Negativity Bias
While it's easy to blame the media, it is more accurate to blame a cognitive bias that affects all of us. Negativity bias refers to the idea that negative thoughts, emotions or social interactions have a greater effect on us than do neutral or positive things. From an evolutionary standpoint, we have survived and evolved thanks to the negativity bias. It's the brain's built-in way to keep us alert to all the environmental dangers around us.
The negativity bias has been explored in a variety of cognitive functions such as attention, learning, memory, and decision-making. For example, studies show that when we are presented with a decision in which we can either gain something or lose something, it’s a natural tendency to consider the potential loss more than the potential gain. It's called loss-aversion bias and it significantly influences the decision-making process.

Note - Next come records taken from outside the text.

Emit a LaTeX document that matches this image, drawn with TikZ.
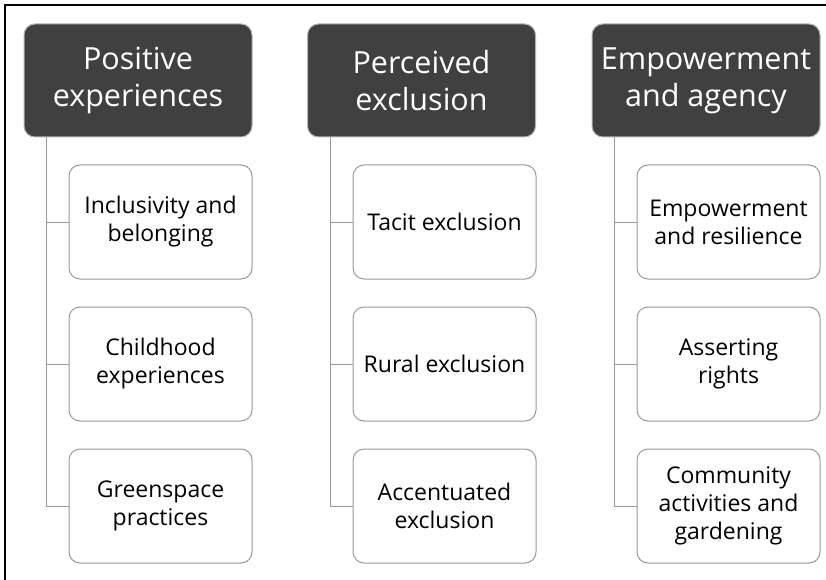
\documentclass[tikz,border=0pt]{standalone}
\usepackage{fontspec}
\setmainfont{Open Sans}
\begin{document}
\begin{tikzpicture}[x=1pt,y=-1pt,
  head/.style={draw=black!30, line width=1pt, fill=black!75, text=white, rounded corners=11pt,
    minimum width=228pt, minimum height=113pt, align=center, inner sep=0pt,
    font=\fontsize{30.5}{37}\selectfont},
  leaf/.style={draw=black!40, line width=1pt, fill=white, rounded corners=11pt,
    minimum width=183pt, minimum height=114pt, align=center, inner sep=0pt,
    font=\fontsize{23}{28}\selectfont},
  conn/.style={draw=black!40, line width=1pt}]
\useasboundingbox (0,0) rectangle (826,580);
\fill[white] (0,0) rectangle (826,580);
\draw[line width=2.5pt] (5,580) -- (5,5) -- (826,5);

\node[head] (h1) at (138,80.5) {Positive\\experiences};
\node[head] (h2) at (421.5,80.5) {Perceived\\exclusion};
\node[head] (h3) at (706,80.5) {Empowerment\\and agency};

\node[leaf] (c11) at (160.5,222) {Inclusivity and\\belonging};
\node[leaf] (c12) at (160.5,364) {Childhood\\experiences};
\node[leaf] (c13) at (160.5,506) {Greenspace\\practices};

\node[leaf] (c21) at (444.5,222) {Tacit exclusion};
\node[leaf] (c22) at (444.5,364) {Rural exclusion};
\node[leaf] (c23) at (444.5,506) {Accentuated\\exclusion};

\node[leaf] (c31) at (728.5,222) {Empowerment\\and resilience};
\node[leaf] (c32) at (728.5,364) {Asserting\\rights};
\node[leaf] (c33) at (728.5,506) {Community\\activities and\\gardening};

\foreach \h in {1,2,3}{
  \foreach \c in {1,2,3}{
    \draw[conn] ([xshift=23pt]h\h.south west) |- (c\h\c.west);
  }
}
\end{tikzpicture}
\end{document}
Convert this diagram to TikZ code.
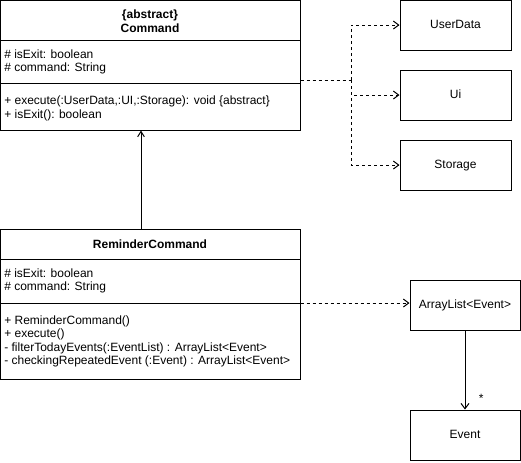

Jonathan Haidt, social psychologist, explains in his book, Happiness Hypothesis, why we have a preference for the bad over the good:
“This principle, called ‘negativity bias,’ shows up all over psychology. In marital interactions, it takes at least five good or constructive actions to make up for the damage done by one critical descriptive act. In financial transactions and gambles, the pleasure of gaining a certain amount of money is smaller than the pain of losing the same amount. In evaluating a person’s character, people estimate that it would take twenty-five acts of life-saving heroism to make up for one act of murder. We can’t just will ourselves to see everything as good because our minds are wired to find and react to threats, violations, and setbacks."
But there is good news! There is a way to change the brain’s negativity bias. Simply, it's just a matter of training our brains for positivity, to actively become more attuned to positive emotions such as joy, interest, contentment, pride and love.
Science claims that for a positive experience to get into our long-term memory we should hold it in our field of attention for at least 10-20 seconds.
Experience-Dependent Plasticity
Taken one step further, we have the power to take that 10-20 second experience and physically change the brain. Specifically, it’s called experience-dependent plasticity.
All mental activity—sights, sounds, thoughts, feelings, conscious and unconscious processes—is based on underlying neural activity. But brain imaging technology shows that intense, prolonged, or repeated mental and neural activity will alter the structure of the brain. In other words, neurons that fire together wire together and mental states become neural traits.
One famous study used brain imaging technology to study the brains of London cab drivers. If you’ve ever been to London, you know that the streets and numbers don’t follow a logical grid pattern. Black Cab drivers memorize the city's layout by driving it and paying attention to landmarks and buildings. Scientists discovered that the connections in their visual-spatial cortex were thicker and larger because they used that part of the brain day in and day out.
Other studies have examined the brains of people who practice mindfulness. They are thicker and stronger in three key regions: prefrontal areas behind the forehead that control concentration and focus; the insula, the region responsible for self-awareness, and interpersonal experiences, and the hippocampus which manages memories. What is fascinating about mindfulness is that it doesn’t just change affect the neural structure, but it also alters the genetic structure. People who routinely practice relaxation will increase the activity of genes that calm down stress reactions.
Neuroplasticity
So what does experience-dependent plasticity have to do with the negativity bias? If intense, prolonged or repeated experiences alter the neural structure, we can create those experiences with intention and control those changes. We have the power to focus on the positives or the negatives. The choice we make will change the brain in a way that keeps the survival brain working or strengthens the thinking, rational brain.
If you focus on self-criticism, worries, hurts, and stress, over time your neural structure will become wired for reactivity, anxiety, anger, and sadness. On the other hand, if you focus on positive people and events, pleasant feelings, or your own good qualities, then your brain will be wired for optimism, strength and resilience.
This isn't new age nonsense. Numerous studies and brain scans have shown that intentional emotional experience training actually does sculpt a better brain. The key is to create and focus on more emotionally positive reactions than negative ones.
So today, use your mind to change your brain to change your mind and wire happiness into your brain.